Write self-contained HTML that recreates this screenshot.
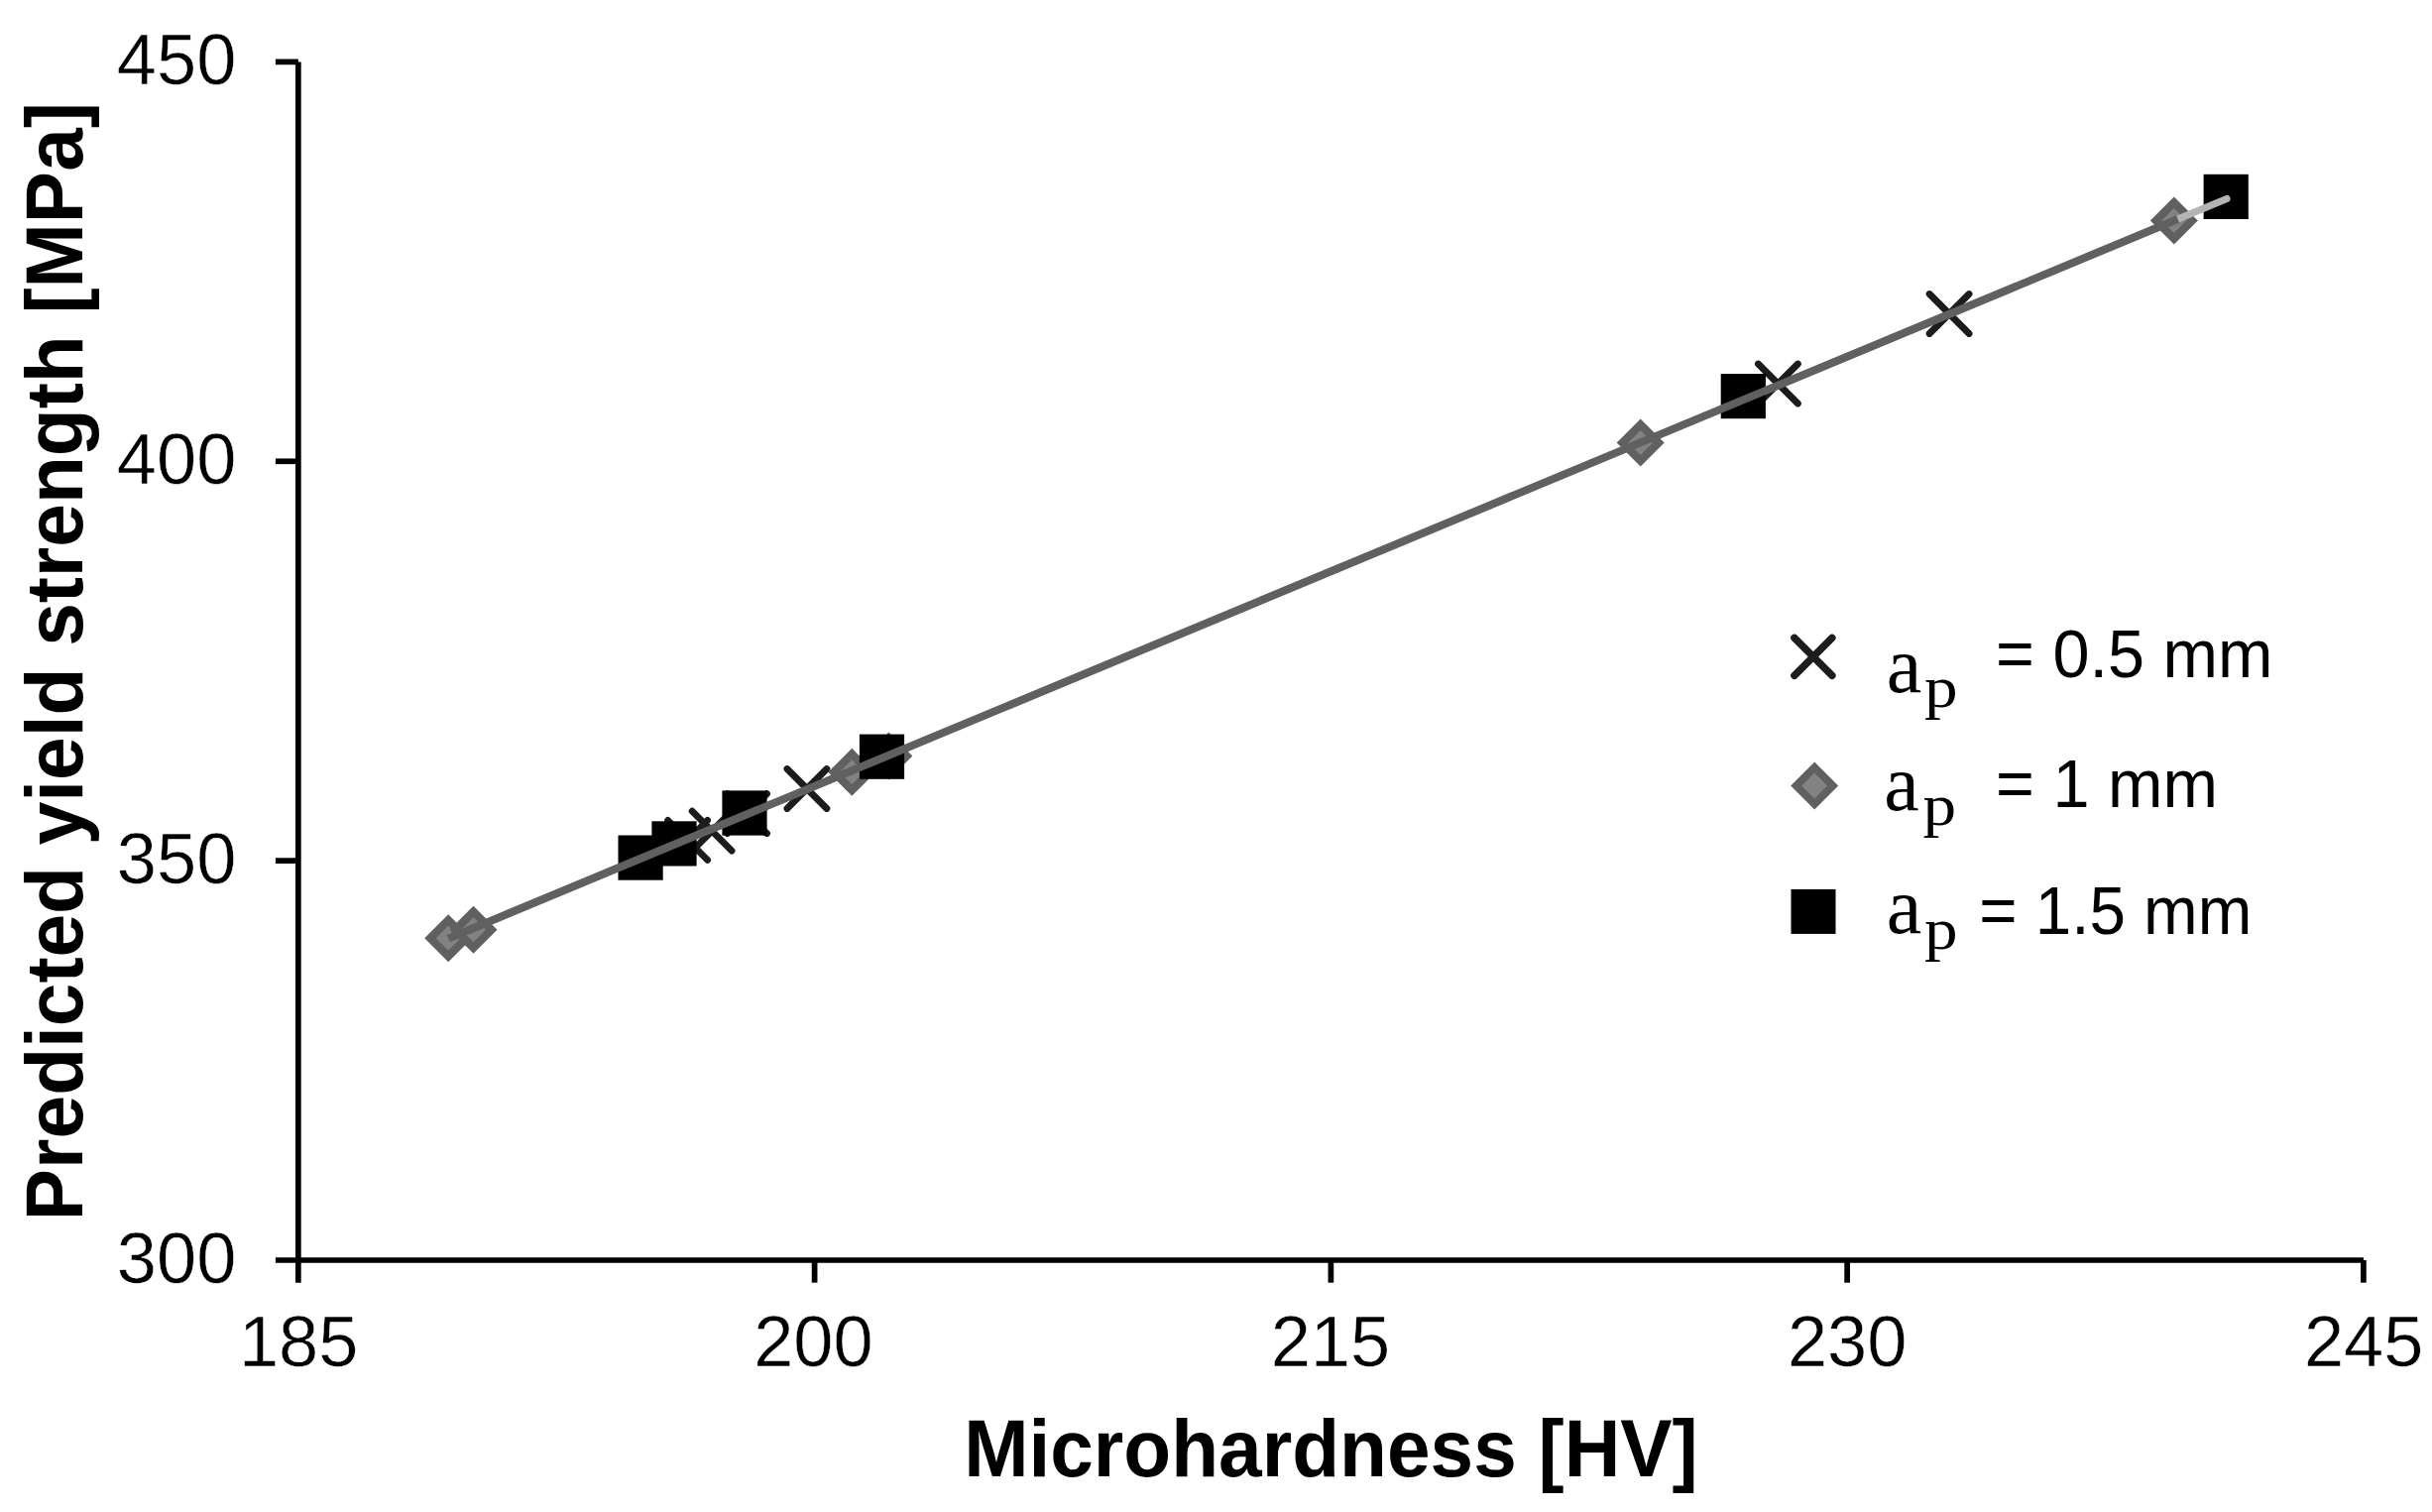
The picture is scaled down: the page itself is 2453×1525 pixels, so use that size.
<!DOCTYPE html>
<html lang="en"><head><meta charset="utf-8"><title>Predicted yield strength vs Microhardness</title>
<style>html,body{margin:0;padding:0;background:#fff}body{width:2453px;height:1525px;overflow:hidden}svg{display:block}text{font-family:"Liberation Sans",Arial,sans-serif;fill:#000}.tick{font-size:72.2px;stroke:#fff;stroke-width:0.5px}.ttl{font-size:78.4px;font-weight:bold}.leg{font-size:66.6px}.ser{font-family:"Liberation Serif","Times New Roman",serif}</style></head><body>
<svg width="2453" height="1525" viewBox="0 0 2453 1525">
<rect width="2453" height="1525" fill="#fff"/>
<g stroke="#000" stroke-width="5.7" fill="none" stroke-linecap="butt">
<line x1="300.85" y1="62.40" x2="300.85" y2="1293.70"/>
<line x1="277.90" y1="1271.00" x2="2383.90" y2="1271.00"/>
<line x1="277.9" y1="868.13" x2="300.85" y2="868.13"/>
<line x1="277.9" y1="465.27" x2="300.85" y2="465.27"/>
<line x1="277.9" y1="62.40" x2="300.85" y2="62.40"/>
<line x1="821.61" y1="1271.00" x2="821.61" y2="1293.7"/>
<line x1="1342.38" y1="1271.00" x2="1342.38" y2="1293.7"/>
<line x1="1863.14" y1="1271.00" x2="1863.14" y2="1293.7"/>
<line x1="2383.90" y1="1271.00" x2="2383.90" y2="1293.7"/>
</g>
<text class="tick" text-anchor="end" x="238.3" y="1293.50">300</text>
<text class="tick" text-anchor="end" x="238.3" y="890.63">350</text>
<text class="tick" text-anchor="end" x="238.3" y="487.77">400</text>
<text class="tick" text-anchor="end" x="238.3" y="84.90">450</text>
<text class="tick" text-anchor="middle" x="301.15" y="1378.4">185</text>
<text class="tick" text-anchor="middle" x="820.41" y="1378.4">200</text>
<text class="tick" text-anchor="middle" x="1341.88" y="1378.4">215</text>
<text class="tick" text-anchor="middle" x="1863.14" y="1378.4">230</text>
<text class="tick" text-anchor="middle" x="2384.20" y="1378.4">245</text>
<text class="ttl" text-anchor="middle" transform="translate(1342.4 1489.4) scale(1 1.04)">Microhardness [HV]</text>
<text class="ttl" text-anchor="middle" transform="translate(82.7 667.2) rotate(-90) scale(1 1.04)">Predicted yield strength [MPa]</text>
<g>
<path d="M698.1 818.1L738.1 858.1M698.1 858.1L738.1 818.1" stroke="#1c1c1c" stroke-width="6.8" stroke-linecap="round" fill="none"/>
<path d="M673.6 827.3L713.6 867.3M673.6 867.3L713.6 827.3" stroke="#1c1c1c" stroke-width="6.8" stroke-linecap="round" fill="none"/>
<path d="M793.9 775.5L833.9 815.5M793.9 815.5L833.9 775.5" stroke="#1c1c1c" stroke-width="6.8" stroke-linecap="round" fill="none"/>
<path d="M733.6 800.6L773.6 840.6M733.6 840.6L773.6 800.6" stroke="#1c1c1c" stroke-width="6.8" stroke-linecap="round" fill="none"/>
<path d="M1773.4 367.0L1813.4 407.0M1773.4 407.0L1813.4 367.0" stroke="#1c1c1c" stroke-width="6.8" stroke-linecap="round" fill="none"/>
<path d="M1946.1 296.5L1986.1 336.5M1946.1 336.5L1986.1 296.5" stroke="#1c1c1c" stroke-width="6.8" stroke-linecap="round" fill="none"/>
<polygon points="452.2,922.2 476.2,946.2 452.2,970.2 428.2,946.2" fill="#606060"/><polygon points="452.2,933.7 464.7,946.2 452.2,958.7 439.7,946.2" fill="#828282"/>
<polygon points="477.5,913.7 501.5,937.7 477.5,961.7 453.5,937.7" fill="#606060"/><polygon points="477.5,925.2 490.0,937.7 477.5,950.2 465.0,937.7" fill="#828282"/>
<polygon points="859.3,754.8 883.3,778.8 859.3,802.8 835.3,778.8" fill="#606060"/><polygon points="859.3,766.3 871.8,778.8 859.3,791.3 846.8,778.8" fill="#828282"/>
<polygon points="896.4,738.4 920.4,762.4 896.4,786.4 872.4,762.4" fill="#606060"/><polygon points="896.4,749.9 908.9,762.4 896.4,774.9 883.9,762.4" fill="#828282"/>
<polygon points="1654.7,422.6 1678.7,446.6 1654.7,470.6 1630.7,446.6" fill="#606060"/><polygon points="1654.7,434.1 1667.2,446.6 1654.7,459.1 1642.2,446.6" fill="#828282"/>
<polygon points="2192.8,198.6 2216.8,222.6 2192.8,246.6 2168.8,222.6" fill="#606060"/><polygon points="2192.8,210.1 2205.3,222.6 2192.8,235.1 2180.3,222.6" fill="#828282"/>
<rect x="623.5" y="842.5" width="45.2" height="45.2" fill="#000"/>
<rect x="657.4" y="828.3" width="45.2" height="45.2" fill="#000"/>
<rect x="728.4" y="797.4" width="45.2" height="45.2" fill="#000"/>
<rect x="866.9" y="740.6" width="45.2" height="45.2" fill="#000"/>
<rect x="1735.7" y="377.0" width="45.2" height="45.2" fill="#000"/>
<rect x="2222.6" y="175.8" width="45.2" height="45.2" fill="#000"/>
</g>
<line x1="2192.8" y1="222.6" x2="2246.0" y2="200.5" stroke="#b4b4b4" stroke-width="7.2" stroke-linecap="round"/>
<line x1="452.2" y1="946.6" x2="2196.6" y2="221.0" stroke="#606060" stroke-width="8.0" stroke-linecap="butt"/>
<path d="M1809.9 643.3L1847.9 681.3M1809.9 681.3L1847.9 643.3" stroke="#1c1c1c" stroke-width="7.4" stroke-linecap="round" fill="none"/>
<polygon points="1830.2,768.5 1854.2,792.5 1830.2,816.5 1806.2,792.5" fill="#606060"/><polygon points="1830.2,779.5 1843.2,792.5 1830.2,805.5 1817.2,792.5" fill="#828282"/>
<rect x="1806.5" y="896.9" width="45.0" height="45.0" fill="#000"/>
<text class="ser" font-size="80" x="1902.8" y="698.3">a</text>
<text class="ser" font-size="60" transform="translate(1941.0 713.4) scale(1.12 1)">p</text>
<text class="leg" transform="translate(2013.0 683.2) scale(1.0000 1.035)">= 0.5 mm</text>
<text class="ser" font-size="80" x="1900.3" y="817.0">a</text>
<text class="ser" font-size="60" transform="translate(1939.6 832.1) scale(1.12 1)">p</text>
<text class="leg" transform="translate(2013.0 814.2) scale(1.0000 1.035)">= 1 mm</text>
<text class="ser" font-size="80" x="1902.8" y="940.5">a</text>
<text class="ser" font-size="60" transform="translate(1941.0 956.9) scale(1.12 1)">p</text>
<text class="leg" transform="translate(1996.2 942.2) scale(0.9850 1.035)">= 1.5 mm</text>
</svg></body></html>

--------------------

Problem: Pick out the lines above containing the word "that", then copy them.

Task result:
Write self-contained HTML that recreates this screenshot.
The picture is scaled down: the page itself is 2453×1525 pixels, so use that size.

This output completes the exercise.